Sunday, September 2, 2007

Applied Pentecost By Charles T. Crabtree

From the Pentecost Sunday, June 11, 2000 issue of the Pentecostal Evangel.

Applied Pentecost

By Charles T. Crabtree

I met a distinguished-looking gentleman in his mid-40s, who immediately began to impress upon me how educated he was. After a few minutes of a well-rehearsed oral résumé, I must confess I was impressed. He had several advanced degrees from an outstanding college and a prestigious university.

I mentioned our conversation to the pastor who informed me that the man was a professional student. "He has never held down a decent job," the pastor said. "His wife works day and night to support the family and pay his school bill."

While advanced degrees are laudable and often necessary, they are worthless if there is no application in real life. It would be interesting to ask the man’s wife how impressed she is with her husband’s education.

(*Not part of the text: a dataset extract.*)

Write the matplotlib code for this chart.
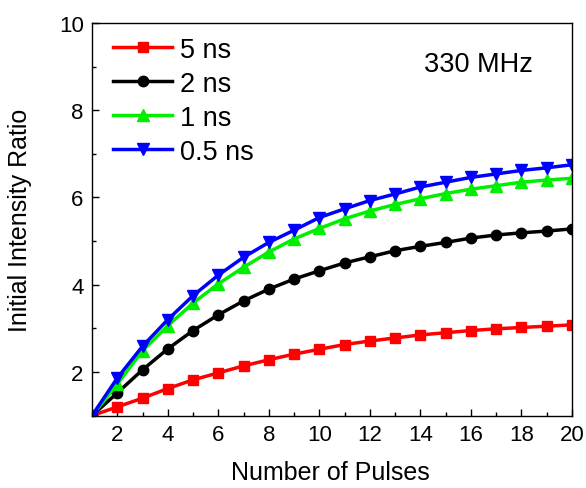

Sadly, many people wish to impress the world with their long association with and knowledge of a particular religion or denomination without an attending personal witness of how their stated religious views and associations make a difference in their lives. They are all profession and no practice. They have learned the concepts and ideas of a religion, but they have not learned a working faith; that is, an applied faith which is at work Monday through Saturday.

Pentecost came to this world as a gifting of God to His people for the express purpose of moving a religious faith out of the realm of thought to action, from promise to possession, from helplessness to supernatural power. But most of all, Pentecost is to reveal Jesus Christ as Savior and the source of a new, abundant, overflowing life that changes everything.

Some people today have trouble defining and intellectualizing Pentecost. They are desperately trying to explain the unexplainable and analyze supernatural life. They remind me of the scientists who proved beyond any doubt that a bee with its large body and small wings cannot fly. One problem: The bee stung their theory to death.

From the beginning, Pentecost was intended to be applied in reality, not in theory. In His wisdom, God took the baptism in the Holy Spirit out of the theoretical by giving the believer an undeniable physical evidence when the believer was filled. That evidence is speaking with other tongues.

When a person becomes hungry for the gift of the Holy Spirit, that person does not have to be in doubt or in question whether he or she is filled. The fact is those who receive the gift of the Holy Spirit will speak in tongues.

Someone says to me, "I have received the gift of the Holy Spirit, but I haven’t spoken in tongues."

I say, "The promise of the Father without tongues is just that … a promise. The promise without tongues is not a possession any more than a promise of a gift is not the reality of the gift itself. I believe I will receive a gift, but I cannot apply the gift until I have taken possession."

The world is looking for applied Christianity. The answer to that need is in a church empowered by the Holy Spirit in New Testament fullness. It is difficult to argue about the supernatural when the evidence is physically seen and heard.

Our forefathers came into Pentecost because they saw and heard applied Pentecost. Thousands came out of dead, cold, analytical religion because they saw the mighty works of God in miracles of healing. Others came into Pentecost because they heard anointed preaching and singing. There was a dimension of God’s presence and power beyond human ritual and form. Still others came into Pentecost because they heard about the fullness of the Spirit and then saw the results of that fullness in transformed lives.

Pentecost is the undeniable witness of a living Christ through human instrumentality. Pentecost is more than a doctrine to be questioned and analyzed; it is a reality to be sought after and possessed. Pentecost is proof positive that the gates of hell will not prevail against the church that believes the promises of God are applicable to the realities of life.

Charles T. Crabtree is assistant general superintendent of the Assemblies of God.